**WHAT TO DO**
Transcribe every entry word for word, but skip the images.

--- Begin MATERIAL FOR THE TASK ---

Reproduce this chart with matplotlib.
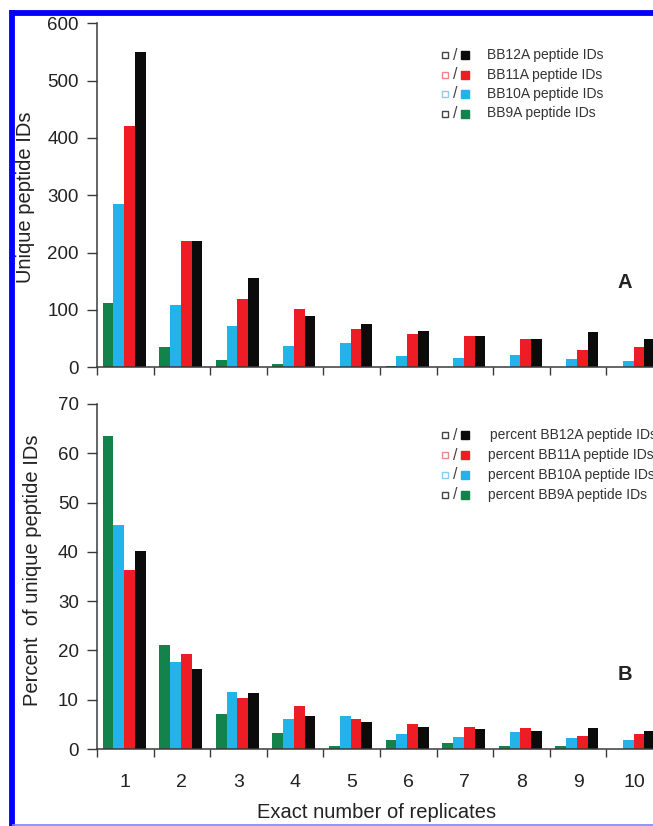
import matplotlib
matplotlib.use("Agg")
import matplotlib.pyplot as plt
import numpy as np
from matplotlib.ticker import FixedLocator

plt.rcParams['font.family'] = ['Liberation Sans', 'DejaVu Sans']

# ---- data ----
replicates = [1, 2, 3, 4, 5, 6, 7, 8, 9, 10]
tick_labels = ["1", "2", "3", "4", "5", "6", "7", "8", "9", "10"]

bb9a_ids = [112, 36, 13, 5, 1, 2, 1, 1, 1, 0]
bb10a_ids = [285, 109, 72, 38, 42, 19, 16, 21, 15, 11]
bb11a_ids = [421, 221, 119, 101, 66, 58, 54, 49, 31, 35]
bb12a_ids = [550, 221, 156, 90, 75, 63, 54, 49, 61, 49]

bb9a_pct = [63.5, 21.1, 7.2, 3.3, 0.7, 1.8, 1.2, 0.6, 0.7, 0.0]
bb10a_pct = [45.5, 17.6, 11.6, 6.1, 6.7, 3.0, 2.4, 3.4, 2.2, 1.8]
bb11a_pct = [36.3, 19.2, 10.3, 8.8, 6.1, 5.0, 4.5, 4.3, 2.7, 3.0]
bb12a_pct = [40.2, 16.3, 11.3, 6.7, 5.5, 4.5, 4.0, 3.7, 4.3, 3.7]

top_legend = ["BB12A peptide IDs", "BB11A peptide IDs", "BB10A peptide IDs", "BB9A peptide IDs"]
bot_legend = ["percent BB12A peptide IDs", "percent BB11A peptide IDs",
              "percent BB10A peptide IDs", "percent BB9A peptide IDs"]

# ---- style ----
C_GREEN = "#13834b"
C_CYAN = "#22b3e8"
C_RED = "#ee1c25"
C_BLACK = "#0b0b0b"
C_AX = "#3a3a3a"
TXT = "#222222"

W, H = 653, 826
fig = plt.figure(figsize=(W / 100, H / 100), dpi=100)
fig.patch.set_facecolor("white")


def px_axes(x0, ytop, x1, ybot):
    return [x0 / W, 1 - ybot / H, (x1 - x0) / W, (ybot - ytop) / H]


ax1 = fig.add_axes(px_axes(97, 23.3, 663, 367.3))
ax2 = fig.add_axes(px_axes(97, 404, 663, 749))

x = np.array(replicates, dtype=float)
bw = 0.19
off = -0.02


def draw(ax, series, ymax, step):
    cols = [C_GREEN, C_CYAN, C_RED, C_BLACK]
    for k, (vals, c) in enumerate(zip(series, cols)):
        ax.bar(x + off + (k - 1.5) * bw, vals, width=bw, color=c, edgecolor="none", zorder=2)
    ax.set_xlim(0.5, 10.5)
    ax.set_ylim(0, ymax)
    ax.set_yticks(np.arange(0, ymax + 1, step))
    for s in ["top", "right"]:
        ax.spines[s].set_visible(False)
    for s in ["left", "bottom"]:
        ax.spines[s].set_color(C_AX)
        ax.spines[s].set_linewidth(1.1)
    ax.tick_params(axis="y", direction="out", length=7, width=1.0, color=C_AX,
                   labelsize=13.5, labelcolor=TXT, pad=6)
    ax.xaxis.set_minor_locator(FixedLocator(np.arange(0.5, 10.6, 1.0)))
    ax.tick_params(axis="x", which="minor", direction="out", length=6, width=1.0, color=C_AX)
    ax.set_xticks(x)
    ax.tick_params(axis="x", which="major", length=0, labelsize=14, labelcolor=TXT, pad=18)
    ax.set_facecolor("white")


draw(ax1, [bb9a_ids, bb10a_ids, bb11a_ids, bb12a_ids], 600, 100)
ax1.set_xticklabels([])
draw(ax2, [bb9a_pct, bb10a_pct, bb11a_pct, bb12a_pct], 70, 10)
ax2.set_xticklabels(tick_labels)

# overlay in pixel coordinates for annotations
ov = fig.add_axes([0, 0, 1, 1], facecolor="none")
ov.set_xlim(0, W)
ov.set_ylim(H, 0)
ov.axis("off")

# blue frame
ov.plot([9.5, W], [12.5, 12.5], color="#0000ff", lw=4.2, solid_capstyle="butt")
ov.plot([12, 12], [10, H], color="#0000ff", lw=4.2, solid_capstyle="butt")
ov.plot([12, W], [825, 825], color="#7f7fff", lw=1.2, solid_capstyle="butt")

# axis labels
ov.text(26, 197, "Unique peptide IDs", rotation=90, ha="center", va="center",
        fontsize=14.5, color=TXT)
ov.text(33, 570, "Percent  of unique peptide IDs", rotation=90, ha="center", va="center",
        fontsize=14.5, color=TXT)
ov.text(377, 813, "Exact number of replicates", ha="center", va="center",
        fontsize=14.5, color=TXT)

# panel letters
ov.text(625, 282, "A", ha="center", va="center", fontsize=14.5, fontweight="bold", color=TXT)
ov.text(625, 675, "B", ha="center", va="center", fontsize=14.5, fontweight="bold", color=TXT)

# custom legends
open_cols = ["#444444", "#ee8888", "#88ccee", "#444444"]
fill_cols = [C_BLACK, C_RED, C_CYAN, C_GREEN]


def legend(rows_y, labels, tx):
    for yy, lab, oc, fc, t in zip(rows_y, labels, open_cols, fill_cols, tx):
        ov.plot([445], [yy], marker="s", ms=4.4, mfc="white", mec=oc, mew=1.0, ls="none")
        ov.text(455, yy, "/", ha="center", va="center", fontsize=11.5, color="#444444")
        ov.plot([465], [yy], marker="s", ms=5.2, mfc=fc, mec=fc, ls="none")
        ov.text(t, yy, lab, ha="left", va="center", fontsize=10, color="#333333")


legend([55, 74.5, 94, 113.5], top_legend, [487, 487, 487, 487])
legend([435, 455, 474.5, 494.5], bot_legend, [489.5, 487.5, 487.5, 487.5])

fig.savefig("out.png", dpi=100, facecolor="white")
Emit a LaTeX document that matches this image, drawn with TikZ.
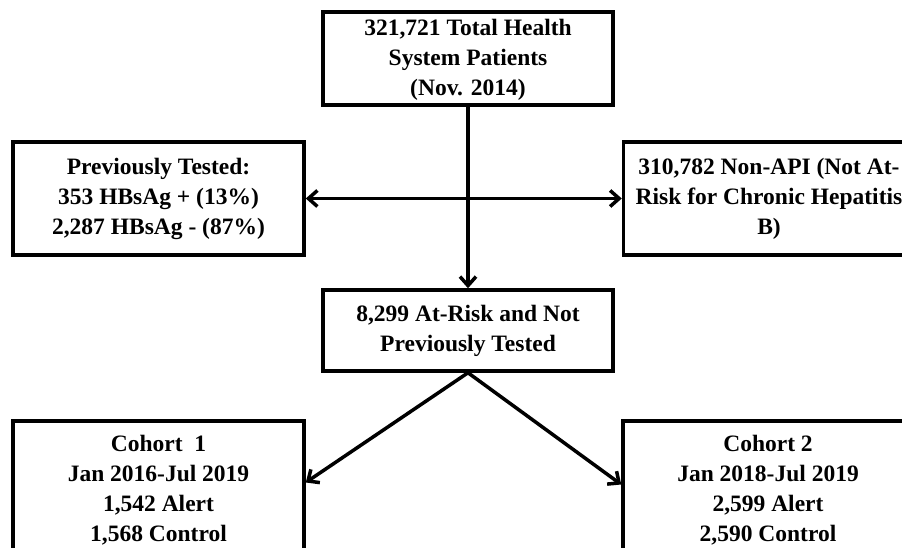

--- End MATERIAL FOR THE TASK ---

**EXERCISE RESPONSE**
Reproduce this chart with matplotlib.
import matplotlib
matplotlib.use("Agg")
import matplotlib.pyplot as plt
import numpy as np
from matplotlib.ticker import FixedLocator

plt.rcParams['font.family'] = ['Liberation Sans', 'DejaVu Sans']

# ---- data ----
replicates = [1, 2, 3, 4, 5, 6, 7, 8, 9, 10]
tick_labels = ["1", "2", "3", "4", "5", "6", "7", "8", "9", "10"]

bb9a_ids = [112, 36, 13, 5, 1, 2, 1, 1, 1, 0]
bb10a_ids = [285, 109, 72, 38, 42, 19, 16, 21, 15, 11]
bb11a_ids = [421, 221, 119, 101, 66, 58, 54, 49, 31, 35]
bb12a_ids = [550, 221, 156, 90, 75, 63, 54, 49, 61, 49]

bb9a_pct = [63.5, 21.1, 7.2, 3.3, 0.7, 1.8, 1.2, 0.6, 0.7, 0.0]
bb10a_pct = [45.5, 17.6, 11.6, 6.1, 6.7, 3.0, 2.4, 3.4, 2.2, 1.8]
bb11a_pct = [36.3, 19.2, 10.3, 8.8, 6.1, 5.0, 4.5, 4.3, 2.7, 3.0]
bb12a_pct = [40.2, 16.3, 11.3, 6.7, 5.5, 4.5, 4.0, 3.7, 4.3, 3.7]

top_legend = ["BB12A peptide IDs", "BB11A peptide IDs", "BB10A peptide IDs", "BB9A peptide IDs"]
bot_legend = ["percent BB12A peptide IDs", "percent BB11A peptide IDs",
              "percent BB10A peptide IDs", "percent BB9A peptide IDs"]

# ---- style ----
C_GREEN = "#13834b"
C_CYAN = "#22b3e8"
C_RED = "#ee1c25"
C_BLACK = "#0b0b0b"
C_AX = "#3a3a3a"
TXT = "#222222"

W, H = 653, 826
fig = plt.figure(figsize=(W / 100, H / 100), dpi=100)
fig.patch.set_facecolor("white")


def px_axes(x0, ytop, x1, ybot):
    return [x0 / W, 1 - ybot / H, (x1 - x0) / W, (ybot - ytop) / H]


ax1 = fig.add_axes(px_axes(97, 23.3, 663, 367.3))
ax2 = fig.add_axes(px_axes(97, 404, 663, 749))

x = np.array(replicates, dtype=float)
bw = 0.19
off = -0.02


def draw(ax, series, ymax, step):
    cols = [C_GREEN, C_CYAN, C_RED, C_BLACK]
    for k, (vals, c) in enumerate(zip(series, cols)):
        ax.bar(x + off + (k - 1.5) * bw, vals, width=bw, color=c, edgecolor="none", zorder=2)
    ax.set_xlim(0.5, 10.5)
    ax.set_ylim(0, ymax)
    ax.set_yticks(np.arange(0, ymax + 1, step))
    for s in ["top", "right"]:
        ax.spines[s].set_visible(False)
    for s in ["left", "bottom"]:
        ax.spines[s].set_color(C_AX)
        ax.spines[s].set_linewidth(1.1)
    ax.tick_params(axis="y", direction="out", length=7, width=1.0, color=C_AX,
                   labelsize=13.5, labelcolor=TXT, pad=6)
    ax.xaxis.set_minor_locator(FixedLocator(np.arange(0.5, 10.6, 1.0)))
    ax.tick_params(axis="x", which="minor", direction="out", length=6, width=1.0, color=C_AX)
    ax.set_xticks(x)
    ax.tick_params(axis="x", which="major", length=0, labelsize=14, labelcolor=TXT, pad=18)
    ax.set_facecolor("white")


draw(ax1, [bb9a_ids, bb10a_ids, bb11a_ids, bb12a_ids], 600, 100)
ax1.set_xticklabels([])
draw(ax2, [bb9a_pct, bb10a_pct, bb11a_pct, bb12a_pct], 70, 10)
ax2.set_xticklabels(tick_labels)

# overlay in pixel coordinates for annotations
ov = fig.add_axes([0, 0, 1, 1], facecolor="none")
ov.set_xlim(0, W)
ov.set_ylim(H, 0)
ov.axis("off")

# blue frame
ov.plot([9.5, W], [12.5, 12.5], color="#0000ff", lw=4.2, solid_capstyle="butt")
ov.plot([12, 12], [10, H], color="#0000ff", lw=4.2, solid_capstyle="butt")
ov.plot([12, W], [825, 825], color="#7f7fff", lw=1.2, solid_capstyle="butt")

# axis labels
ov.text(26, 197, "Unique peptide IDs", rotation=90, ha="center", va="center",
        fontsize=14.5, color=TXT)
ov.text(33, 570, "Percent  of unique peptide IDs", rotation=90, ha="center", va="center",
        fontsize=14.5, color=TXT)
ov.text(377, 813, "Exact number of replicates", ha="center", va="center",
        fontsize=14.5, color=TXT)

# panel letters
ov.text(625, 282, "A", ha="center", va="center", fontsize=14.5, fontweight="bold", color=TXT)
ov.text(625, 675, "B", ha="center", va="center", fontsize=14.5, fontweight="bold", color=TXT)

# custom legends
open_cols = ["#444444", "#ee8888", "#88ccee", "#444444"]
fill_cols = [C_BLACK, C_RED, C_CYAN, C_GREEN]


def legend(rows_y, labels, tx):
    for yy, lab, oc, fc, t in zip(rows_y, labels, open_cols, fill_cols, tx):
        ov.plot([445], [yy], marker="s", ms=4.4, mfc="white", mec=oc, mew=1.0, ls="none")
        ov.text(455, yy, "/", ha="center", va="center", fontsize=11.5, color="#444444")
        ov.plot([465], [yy], marker="s", ms=5.2, mfc=fc, mec=fc, ls="none")
        ov.text(t, yy, lab, ha="left", va="center", fontsize=10, color="#333333")


legend([55, 74.5, 94, 113.5], top_legend, [487, 487, 487, 487])
legend([435, 455, 474.5, 494.5], bot_legend, [489.5, 487.5, 487.5, 487.5])

fig.savefig("out.png", dpi=100, facecolor="white")
Emit a LaTeX document that matches this image, drawn with TikZ.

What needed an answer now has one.